PORCELAIN of the 20-th Century

 

Vytautas Verkelis. Koffee-pot with Tray. 1994. China, colour, bamboo. 24,5x24,5, f-34,5. Lithuanian Art Museum, TP-497, TP-498 

In 1974 at the ceramic factory JIESIA construction of an experimental subdivision for production of bone porcelain began. Later this subdivision was reformed to the industrial laboratory of bone porcelain. While technologists experimented and prepared the technology for production of porcelain mass, artists of the factory Irena Petraviciene and Aldona Visinskiene designed first references of porcelain services and other articles (saucers, small vases, boxes, candlesticks, jewelry). These articles with changed decor are produced til nowadays. Other porcelain artists such as Zivile Bardzilauskaite-Ragauskiene, Ramute Jurseniene, Valerija Liaugaudiene, Z. Vaskeviciene, as well as Grazina Stunguriene, Grazina Vanagiene and others who came to the factory later also were engaged in designing of services. In 1981 the modern shopfloor of bone porcelain was completed and serial production of porcelain started. In services and separate dishes interpretations of various styles (rococo, classicism) were obvious. Along with increase of production in volume, more modern forms - functionalism, art deco - were used in services. From this side, industrial articles of JIESIA distinguished for their transparent thin fragment, yellowish white tint and echoed general tendencies of industrial porcelain.
Decorative articles designed in seminars and symposia of porcelain arranged by JIESIA carried quite another character. In sixties-seventies individual works were made in the porcelain factories of Leningrad or Riga. Liucija Sulgaite, Juozas Adomonis, Egidijus Talmantas worked with hard (or true) porcelain. Before opening of the porcelain shopfloor, most porcelain articles were created by L. Sulgaite. In her decorative plates, dishes and compositions of sixties-seventies the author emphasized fragility of porcelain, transparency of white color, trying to revive technologies of past epochs (“rice grain”, use of lace and fabric). These experiments helped the artist to embody her projects successively during symposia in Kaunas. Other artists also created compositions from bone porcelain, the fragile material, so unwilling to surrender to artist's ideas.

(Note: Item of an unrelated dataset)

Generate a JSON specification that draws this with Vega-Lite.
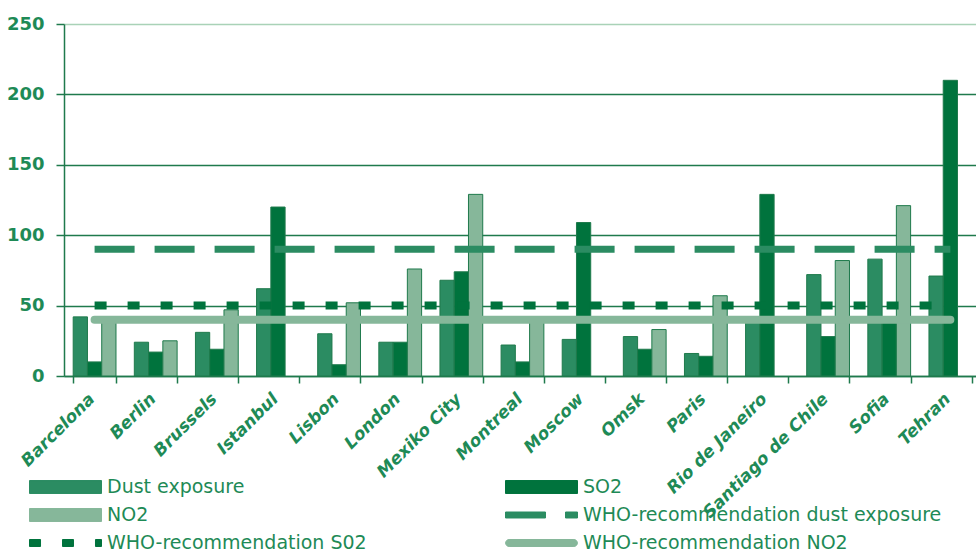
{
  "$schema": "https://vega.github.io/schema/vega-lite/v6.json",
  "autosize": {"type": "none"},
  "padding": {"left": 64, "top": 24, "right": 0, "bottom": 178},
  "width": 912,
  "height": 352,
  "background": "white",
  "config": {
    "font": "DejaVu Sans",
    "view": {"stroke": null}
  },
  "datasets": {
    "bars": [
      {"city": "Barcelona", "series": "Dust exposure", "value": 42},
      {"city": "Barcelona", "series": "SO2", "value": 10},
      {"city": "Barcelona", "series": "NO2", "value": 40},
      {"city": "Berlin", "series": "Dust exposure", "value": 24},
      {"city": "Berlin", "series": "SO2", "value": 17},
      {"city": "Berlin", "series": "NO2", "value": 25},
      {"city": "Brussels", "series": "Dust exposure", "value": 31},
      {"city": "Brussels", "series": "SO2", "value": 19},
      {"city": "Brussels", "series": "NO2", "value": 47},
      {"city": "Istanbul", "series": "Dust exposure", "value": 62},
      {"city": "Istanbul", "series": "SO2", "value": 120},
      {"city": "Lisbon", "series": "Dust exposure", "value": 30},
      {"city": "Lisbon", "series": "SO2", "value": 8},
      {"city": "Lisbon", "series": "NO2", "value": 52},
      {"city": "London", "series": "Dust exposure", "value": 24},
      {"city": "London", "series": "SO2", "value": 24},
      {"city": "London", "series": "NO2", "value": 76},
      {"city": "Mexiko City", "series": "Dust exposure", "value": 68},
      {"city": "Mexiko City", "series": "SO2", "value": 74},
      {"city": "Mexiko City", "series": "NO2", "value": 129},
      {"city": "Montreal", "series": "Dust exposure", "value": 22},
      {"city": "Montreal", "series": "SO2", "value": 10},
      {"city": "Montreal", "series": "NO2", "value": 39},
      {"city": "Moscow", "series": "Dust exposure", "value": 26},
      {"city": "Moscow", "series": "SO2", "value": 109},
      {"city": "Omsk", "series": "Dust exposure", "value": 28},
      {"city": "Omsk", "series": "SO2", "value": 19},
      {"city": "Omsk", "series": "NO2", "value": 33},
      {"city": "Paris", "series": "Dust exposure", "value": 16},
      {"city": "Paris", "series": "SO2", "value": 14},
      {"city": "Paris", "series": "NO2", "value": 57},
      {"city": "Rio de Janeiro", "series": "Dust exposure", "value": 38},
      {"city": "Rio de Janeiro", "series": "SO2", "value": 129},
      {"city": "Santiago de Chile", "series": "Dust exposure", "value": 72},
      {"city": "Santiago de Chile", "series": "SO2", "value": 28},
      {"city": "Santiago de Chile", "series": "NO2", "value": 82},
      {"city": "Sofia", "series": "Dust exposure", "value": 83},
      {"city": "Sofia", "series": "SO2", "value": 38},
      {"city": "Sofia", "series": "NO2", "value": 121},
      {"city": "Tehran", "series": "Dust exposure", "value": 71},
      {"city": "Tehran", "series": "SO2", "value": 210}
    ],
    "who": [
      {"city": "Barcelona", "series": "WHO-recommendation dust exposure", "value": 90},
      {"city": "Berlin", "series": "WHO-recommendation dust exposure", "value": 90},
      {"city": "Brussels", "series": "WHO-recommendation dust exposure", "value": 90},
      {"city": "Istanbul", "series": "WHO-recommendation dust exposure", "value": 90},
      {"city": "Lisbon", "series": "WHO-recommendation dust exposure", "value": 90},
      {"city": "London", "series": "WHO-recommendation dust exposure", "value": 90},
      {"city": "Mexiko City", "series": "WHO-recommendation dust exposure", "value": 90},
      {"city": "Montreal", "series": "WHO-recommendation dust exposure", "value": 90},
      {"city": "Moscow", "series": "WHO-recommendation dust exposure", "value": 90},
      {"city": "Omsk", "series": "WHO-recommendation dust exposure", "value": 90},
      {"city": "Paris", "series": "WHO-recommendation dust exposure", "value": 90},
      {"city": "Rio de Janeiro", "series": "WHO-recommendation dust exposure", "value": 90},
      {"city": "Santiago de Chile", "series": "WHO-recommendation dust exposure", "value": 90},
      {"city": "Sofia", "series": "WHO-recommendation dust exposure", "value": 90},
      {"city": "Tehran", "series": "WHO-recommendation dust exposure", "value": 90},
      {"city": "Barcelona", "series": "WHO-recommendation S02", "value": 50},
      {"city": "Berlin", "series": "WHO-recommendation S02", "value": 50},
      {"city": "Brussels", "series": "WHO-recommendation S02", "value": 50},
      {"city": "Istanbul", "series": "WHO-recommendation S02", "value": 50},
      {"city": "Lisbon", "series": "WHO-recommendation S02", "value": 50},
      {"city": "London", "series": "WHO-recommendation S02", "value": 50},
      {"city": "Mexiko City", "series": "WHO-recommendation S02", "value": 50},
      {"city": "Montreal", "series": "WHO-recommendation S02", "value": 50},
      {"city": "Moscow", "series": "WHO-recommendation S02", "value": 50},
      {"city": "Omsk", "series": "WHO-recommendation S02", "value": 50},
      {"city": "Paris", "series": "WHO-recommendation S02", "value": 50},
      {"city": "Rio de Janeiro", "series": "WHO-recommendation S02", "value": 50},
      {"city": "Santiago de Chile", "series": "WHO-recommendation S02", "value": 50},
      {"city": "Sofia", "series": "WHO-recommendation S02", "value": 50},
      {"city": "Tehran", "series": "WHO-recommendation S02", "value": 50},
      {"city": "Barcelona", "series": "WHO-recommendation NO2", "value": 40},
      {"city": "Berlin", "series": "WHO-recommendation NO2", "value": 40},
      {"city": "Brussels", "series": "WHO-recommendation NO2", "value": 40},
      {"city": "Istanbul", "series": "WHO-recommendation NO2", "value": 40},
      {"city": "Lisbon", "series": "WHO-recommendation NO2", "value": 40},
      {"city": "London", "series": "WHO-recommendation NO2", "value": 40},
      {"city": "Mexiko City", "series": "WHO-recommendation NO2", "value": 40},
      {"city": "Montreal", "series": "WHO-recommendation NO2", "value": 40},
      {"city": "Moscow", "series": "WHO-recommendation NO2", "value": 40},
      {"city": "Omsk", "series": "WHO-recommendation NO2", "value": 40},
      {"city": "Paris", "series": "WHO-recommendation NO2", "value": 40},
      {"city": "Rio de Janeiro", "series": "WHO-recommendation NO2", "value": 40},
      {"city": "Santiago de Chile", "series": "WHO-recommendation NO2", "value": 40},
      {"city": "Sofia", "series": "WHO-recommendation NO2", "value": 40},
      {"city": "Tehran", "series": "WHO-recommendation NO2", "value": 40}
    ]
  },
  "encoding": {
    "x": {
      "field": "city",
      "type": "nominal",
      "sort": null,
      "scale": {
        "domain": ["Barcelona", "Berlin", "Brussels", "Istanbul", "Lisbon", "London", "Mexiko City", "Montreal", "Moscow", "Omsk", "Paris", "Rio de Janeiro", "Santiago de Chile", "Sofia", "Tehran"],
        "paddingInner": 0.3,
        "paddingOuter": 0.11,
        "align": 0.684
      },
      "axis": {
        "title": null,
        "tickBand": "extent",
        "tickSize": 7,
        "tickWidth": 1.5,
        "tickColor": "#1f7a4c",
        "domainColor": "#1f7a4c",
        "domainWidth": 1.5,
        "labelAngle": -45,
        "labelAlign": "right",
        "labelBaseline": "middle",
        "labelFont": "DejaVu Sans",
        "labelFontStyle": "italic",
        "labelFontWeight": "bold",
        "labelFontSize": 17,
        "labelColor": "#1e8a56",
        "labelPadding": 13,
        "labelOffset": -3,
        "labelOverlap": false,
        "labelLimit": 0
      }
    },
    "y": {
      "field": "value",
      "type": "quantitative",
      "scale": {"domain": [0, 250], "nice": false},
      "axis": {
        "title": null,
        "values": [0, 50, 100, 150, 200, 250],
        "grid": true,
        "gridColor": {"condition": {"test": "datum.value === 250", "value": "#a9d2b7"}, "value": "#1f7a4c"},
        "gridWidth": 1.5,
        "domainColor": "#1f7a4c",
        "domainWidth": 1.5,
        "tickColor": "#1f7a4c",
        "tickWidth": 1.5,
        "tickSize": 8,
        "labelFont": "DejaVu Sans",
        "labelFontSize": 18,
        "labelFontWeight": "bold",
        "labelColor": "#1e8a56",
        "labelPadding": 12
      }
    }
  },
  "layer": [
    {
      "data": {"name": "bars"},
      "mark": {"type": "bar", "stroke": "#1f7a4c", "strokeWidth": 1},
      "encoding": {
        "xOffset": {"field": "series", "type": "nominal", "scale": {"domain": ["Dust exposure", "SO2", "NO2"], "paddingInner": 0, "paddingOuter": 0}},
        "color": {
          "field": "series",
          "type": "nominal",
          "scale": {
            "domain": ["Dust exposure", "SO2", "NO2", "WHO-recommendation dust exposure", "WHO-recommendation S02", "WHO-recommendation NO2"],
            "range": ["#2b8c62", "#00733d", "#86b79a", "#2b8c62", "#00733d", "#86b79a"]
          },
          "legend": {
            "title": null,
            "orient": "none",
            "legendX": -35,
            "legendY": 455,
            "columns": 2,
            "direction": "horizontal",
            "padding": 0,
            "columnPadding": 138,
            "rowPadding": 9,
            "clipHeight": 16,
            "symbolSize": 5184,
            "symbolStrokeWidth": 1,
            "symbolOffset": 0,
            "symbolOpacity": 1,
            "symbolType": {"expr": "datum.value === 'WHO-recommendation dust exposure' ? 'M-1,-0.083H0.111V0.083H-1Z M0.667,-0.083H1V0.083H0.667Z' : datum.value === 'WHO-recommendation S02' ? 'M-1,-0.097H-0.694V0.097H-1Z M-0.083,-0.097H0.222V0.097H-0.083Z M0.833,-0.097H1V0.097H0.833Z' : datum.value === 'WHO-recommendation NO2' ? 'M-0.9,-0.097H0.9A0.097,0.097,0,0,1,0.9,0.097H-0.9A0.097,0.097,0,0,1,-0.9,-0.097Z' : 'M-1,-0.18H1V0.18H-1Z'"},
            "symbolStrokeColor": {"expr": "datum.value === 'WHO-recommendation dust exposure' ? '#2b8c62' : (datum.value === 'SO2' || datum.value === 'WHO-recommendation S02') ? '#00733d' : datum.value === 'WHO-recommendation NO2' ? '#86b79a' : '#1f7a4c'"},
            "labelOffset": 5,
            "labelFont": "DejaVu Sans",
            "labelFontSize": 19,
            "labelColor": "#1e8a56",
            "labelLimit": 0
          }
        }
      }
    },
    {
      "data": {"name": "who"},
      "transform": [{"filter": "datum.series === 'WHO-recommendation NO2'"}],
      "mark": {"type": "line", "strokeWidth": 8, "strokeCap": "round"},
      "encoding": {"color": {"field": "series", "type": "nominal"}}
    },
    {
      "data": {"name": "who"},
      "transform": [{"filter": "datum.series === 'WHO-recommendation S02'"}],
      "mark": {"type": "line", "strokeWidth": 8, "strokeDash": [12, 21], "strokeCap": "butt"},
      "encoding": {"color": {"field": "series", "type": "nominal"}}
    },
    {
      "data": {"name": "who"},
      "transform": [{"filter": "datum.series === 'WHO-recommendation dust exposure'"}],
      "mark": {"type": "line", "strokeWidth": 7, "strokeDash": [40, 20], "strokeCap": "butt"},
      "encoding": {"color": {"field": "series", "type": "nominal"}}
    }
  ]
}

They were Irena Petraviciene, Lilija Olsauskiene, Aldona Visinskiene, Virginija Jasiunaite-Jursiene, Valerija Liaugaudiene, Nijole Sulcaite-Vaskeviciene, Viktorija Karatiejute, Marija Kiauleikyte, Ginte Pinkute, Erika Vaivadaite etc.
The porcelain compositions reflected the same tendencies as ceramic ones, namely disposition to conceptuality, free formation of article, accentuation of notional principles and subordinated material. As other ceramic articles, porcelain works often combined moulded form with other methods of processing, for instance throwing, casting. To reveal the idea, porcelain might be used side by side with other coarser materials, e.g. stone mass, firestone. Purely functional articles were not numerous. Porcelain enriched the scale of expression of Lithuanian ceramists and enabled to extend the notional stratum of article.
Between 1991 and 2001 the seminars named IDEA were regularly organized in the factory of ceramics JIESIA. Constant get-togethers of ceramists of the field gave incentives for further upgrowth of porcelain art in Lithuania. The seminars were participated by ceramists of senior generation and by hot graduates of higher art schools. The field of their interests is very large, but not beyond general limits of Lithuanian ceramics. Though porcelain is in particular fragile and light, nevertheless, artists manage to shape it differently each time. Refinement and elegance of porcelain was stressed in works by N. Blazeviciute, G. Pinkute, J. Kvasyte. Meanwhile such authors as T. J. Daunora, J. Adomonis and some others treat porcelain as a heavy material and sculpt and mount out of it blocks and other geometric shapes, structures dictated by engineer’s and designer’s imagination.
For many ceramists porcelain is an additional material beside clay, freestone etc. (J. Kvasyte, L. Sulgaite, D. Lauckaite-Jakimaviciene). The following artists also created many memorable works in porcelain: Aldona Visinskiene, Dalia Lauckaite-Jakimaviciene, Irena Petraviciene, Zivile Bardzilauskaite-Ragauskiene, Saulius Dirse, Ramute Jursiene. Many artists regard porcelain as an extra device to extend their expression.